▸ **Given data**:

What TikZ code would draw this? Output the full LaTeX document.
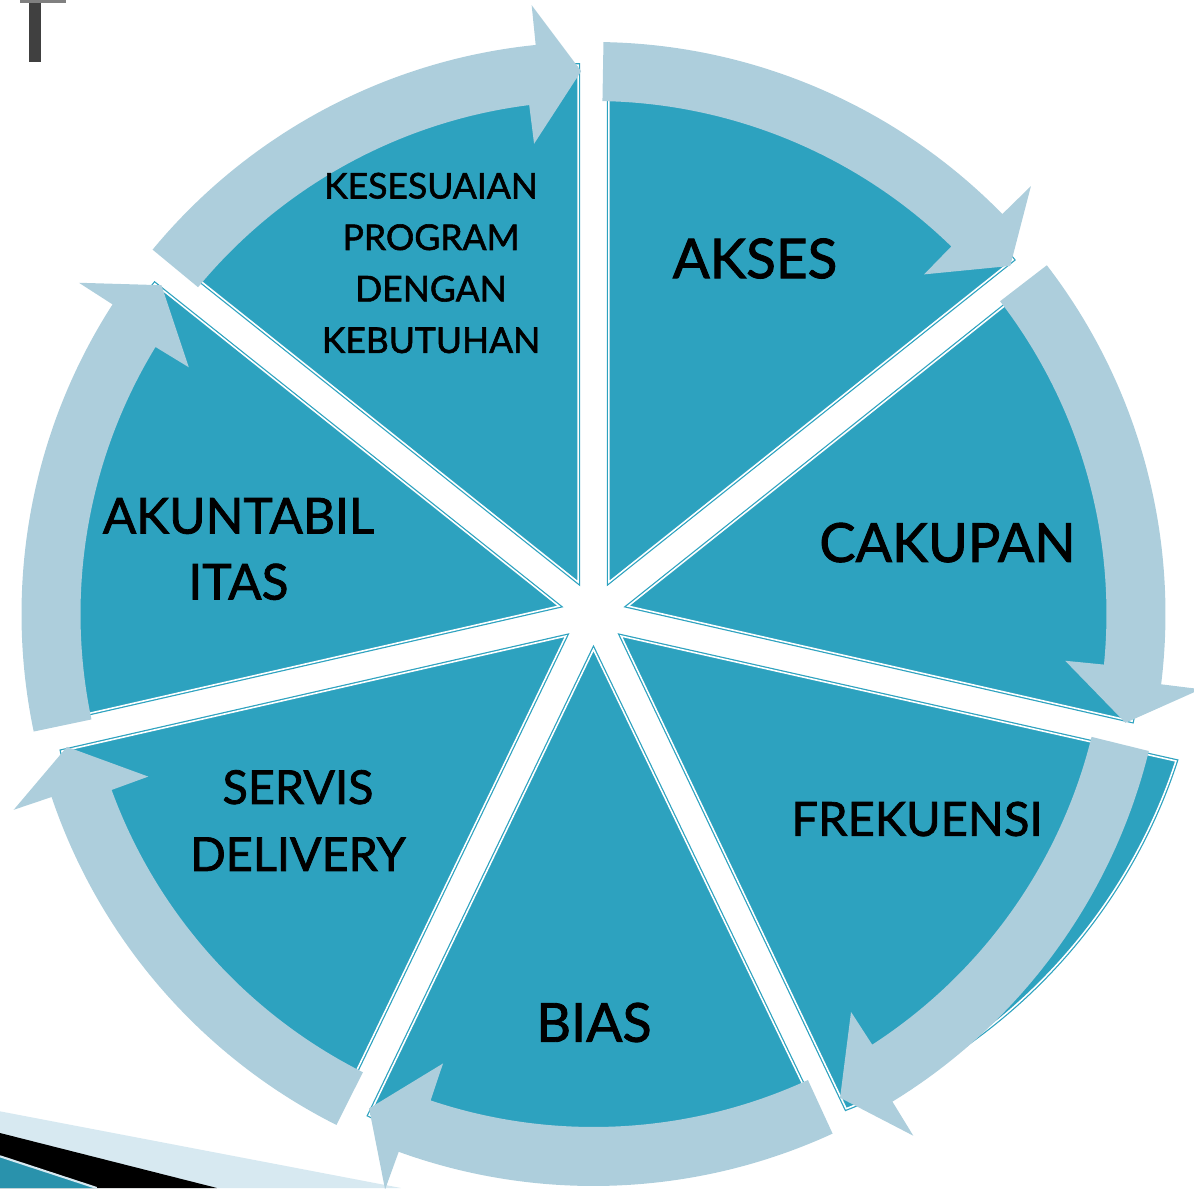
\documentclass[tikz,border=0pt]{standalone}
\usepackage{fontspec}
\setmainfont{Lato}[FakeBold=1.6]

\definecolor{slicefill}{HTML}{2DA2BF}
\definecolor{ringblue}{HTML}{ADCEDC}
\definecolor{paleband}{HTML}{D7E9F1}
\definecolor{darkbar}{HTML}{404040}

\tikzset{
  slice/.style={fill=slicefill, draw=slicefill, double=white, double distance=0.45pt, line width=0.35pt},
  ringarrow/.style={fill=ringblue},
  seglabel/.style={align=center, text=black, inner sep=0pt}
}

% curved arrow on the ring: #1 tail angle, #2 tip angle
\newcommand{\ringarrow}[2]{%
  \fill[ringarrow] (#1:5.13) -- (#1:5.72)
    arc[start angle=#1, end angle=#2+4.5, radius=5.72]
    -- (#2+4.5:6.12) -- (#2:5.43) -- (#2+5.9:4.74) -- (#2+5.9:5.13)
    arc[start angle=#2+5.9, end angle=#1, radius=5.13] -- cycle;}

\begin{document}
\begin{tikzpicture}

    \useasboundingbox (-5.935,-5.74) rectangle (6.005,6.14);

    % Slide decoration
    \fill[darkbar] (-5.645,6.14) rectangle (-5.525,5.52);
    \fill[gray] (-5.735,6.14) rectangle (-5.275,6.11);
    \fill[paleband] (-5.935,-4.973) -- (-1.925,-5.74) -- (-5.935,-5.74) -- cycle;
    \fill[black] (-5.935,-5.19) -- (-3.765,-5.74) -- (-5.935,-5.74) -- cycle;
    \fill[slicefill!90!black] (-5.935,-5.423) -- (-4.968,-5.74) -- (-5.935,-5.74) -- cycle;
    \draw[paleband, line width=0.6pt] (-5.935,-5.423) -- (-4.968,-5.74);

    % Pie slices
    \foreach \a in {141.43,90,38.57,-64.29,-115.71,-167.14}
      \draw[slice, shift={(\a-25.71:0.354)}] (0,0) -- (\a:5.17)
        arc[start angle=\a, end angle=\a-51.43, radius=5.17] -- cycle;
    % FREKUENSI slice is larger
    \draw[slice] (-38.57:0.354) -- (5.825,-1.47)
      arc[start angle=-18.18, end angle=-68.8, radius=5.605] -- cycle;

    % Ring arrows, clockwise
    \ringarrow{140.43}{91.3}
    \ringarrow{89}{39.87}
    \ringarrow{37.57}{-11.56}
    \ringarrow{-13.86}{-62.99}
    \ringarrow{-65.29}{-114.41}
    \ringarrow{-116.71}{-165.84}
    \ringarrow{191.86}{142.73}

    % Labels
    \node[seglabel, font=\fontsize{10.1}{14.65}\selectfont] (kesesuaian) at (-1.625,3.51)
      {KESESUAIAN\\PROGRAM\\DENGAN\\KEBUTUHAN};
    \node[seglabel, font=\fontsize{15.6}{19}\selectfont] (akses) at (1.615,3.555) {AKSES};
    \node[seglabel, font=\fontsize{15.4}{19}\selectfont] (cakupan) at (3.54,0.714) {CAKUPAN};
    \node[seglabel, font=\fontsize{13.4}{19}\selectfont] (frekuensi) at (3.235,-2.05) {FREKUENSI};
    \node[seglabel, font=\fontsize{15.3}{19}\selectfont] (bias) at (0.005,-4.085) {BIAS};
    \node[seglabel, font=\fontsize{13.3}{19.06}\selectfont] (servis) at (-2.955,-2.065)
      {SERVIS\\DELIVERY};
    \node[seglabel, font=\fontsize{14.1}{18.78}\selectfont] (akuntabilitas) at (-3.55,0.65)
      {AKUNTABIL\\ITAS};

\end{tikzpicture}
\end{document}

▸ **Given problem**: Extract the full listing exactly, with the pictures left out.

▸ **Exercise solution**:
What TikZ code would draw this? Output the full LaTeX document.
\documentclass[tikz,border=0pt]{standalone}
\usepackage{fontspec}
\setmainfont{Lato}[FakeBold=1.6]

\definecolor{slicefill}{HTML}{2DA2BF}
\definecolor{ringblue}{HTML}{ADCEDC}
\definecolor{paleband}{HTML}{D7E9F1}
\definecolor{darkbar}{HTML}{404040}

\tikzset{
  slice/.style={fill=slicefill, draw=slicefill, double=white, double distance=0.45pt, line width=0.35pt},
  ringarrow/.style={fill=ringblue},
  seglabel/.style={align=center, text=black, inner sep=0pt}
}

% curved arrow on the ring: #1 tail angle, #2 tip angle
\newcommand{\ringarrow}[2]{%
  \fill[ringarrow] (#1:5.13) -- (#1:5.72)
    arc[start angle=#1, end angle=#2+4.5, radius=5.72]
    -- (#2+4.5:6.12) -- (#2:5.43) -- (#2+5.9:4.74) -- (#2+5.9:5.13)
    arc[start angle=#2+5.9, end angle=#1, radius=5.13] -- cycle;}

\begin{document}
\begin{tikzpicture}

    \useasboundingbox (-5.935,-5.74) rectangle (6.005,6.14);

    % Slide decoration
    \fill[darkbar] (-5.645,6.14) rectangle (-5.525,5.52);
    \fill[gray] (-5.735,6.14) rectangle (-5.275,6.11);
    \fill[paleband] (-5.935,-4.973) -- (-1.925,-5.74) -- (-5.935,-5.74) -- cycle;
    \fill[black] (-5.935,-5.19) -- (-3.765,-5.74) -- (-5.935,-5.74) -- cycle;
    \fill[slicefill!90!black] (-5.935,-5.423) -- (-4.968,-5.74) -- (-5.935,-5.74) -- cycle;
    \draw[paleband, line width=0.6pt] (-5.935,-5.423) -- (-4.968,-5.74);

    % Pie slices
    \foreach \a in {141.43,90,38.57,-64.29,-115.71,-167.14}
      \draw[slice, shift={(\a-25.71:0.354)}] (0,0) -- (\a:5.17)
        arc[start angle=\a, end angle=\a-51.43, radius=5.17] -- cycle;
    % FREKUENSI slice is larger
    \draw[slice] (-38.57:0.354) -- (5.825,-1.47)
      arc[start angle=-18.18, end angle=-68.8, radius=5.605] -- cycle;

    % Ring arrows, clockwise
    \ringarrow{140.43}{91.3}
    \ringarrow{89}{39.87}
    \ringarrow{37.57}{-11.56}
    \ringarrow{-13.86}{-62.99}
    \ringarrow{-65.29}{-114.41}
    \ringarrow{-116.71}{-165.84}
    \ringarrow{191.86}{142.73}

    % Labels
    \node[seglabel, font=\fontsize{10.1}{14.65}\selectfont] (kesesuaian) at (-1.625,3.51)
      {KESESUAIAN\\PROGRAM\\DENGAN\\KEBUTUHAN};
    \node[seglabel, font=\fontsize{15.6}{19}\selectfont] (akses) at (1.615,3.555) {AKSES};
    \node[seglabel, font=\fontsize{15.4}{19}\selectfont] (cakupan) at (3.54,0.714) {CAKUPAN};
    \node[seglabel, font=\fontsize{13.4}{19}\selectfont] (frekuensi) at (3.235,-2.05) {FREKUENSI};
    \node[seglabel, font=\fontsize{15.3}{19}\selectfont] (bias) at (0.005,-4.085) {BIAS};
    \node[seglabel, font=\fontsize{13.3}{19.06}\selectfont] (servis) at (-2.955,-2.065)
      {SERVIS\\DELIVERY};
    \node[seglabel, font=\fontsize{14.1}{18.78}\selectfont] (akuntabilitas) at (-3.55,0.65)
      {AKUNTABIL\\ITAS};

\end{tikzpicture}
\end{document}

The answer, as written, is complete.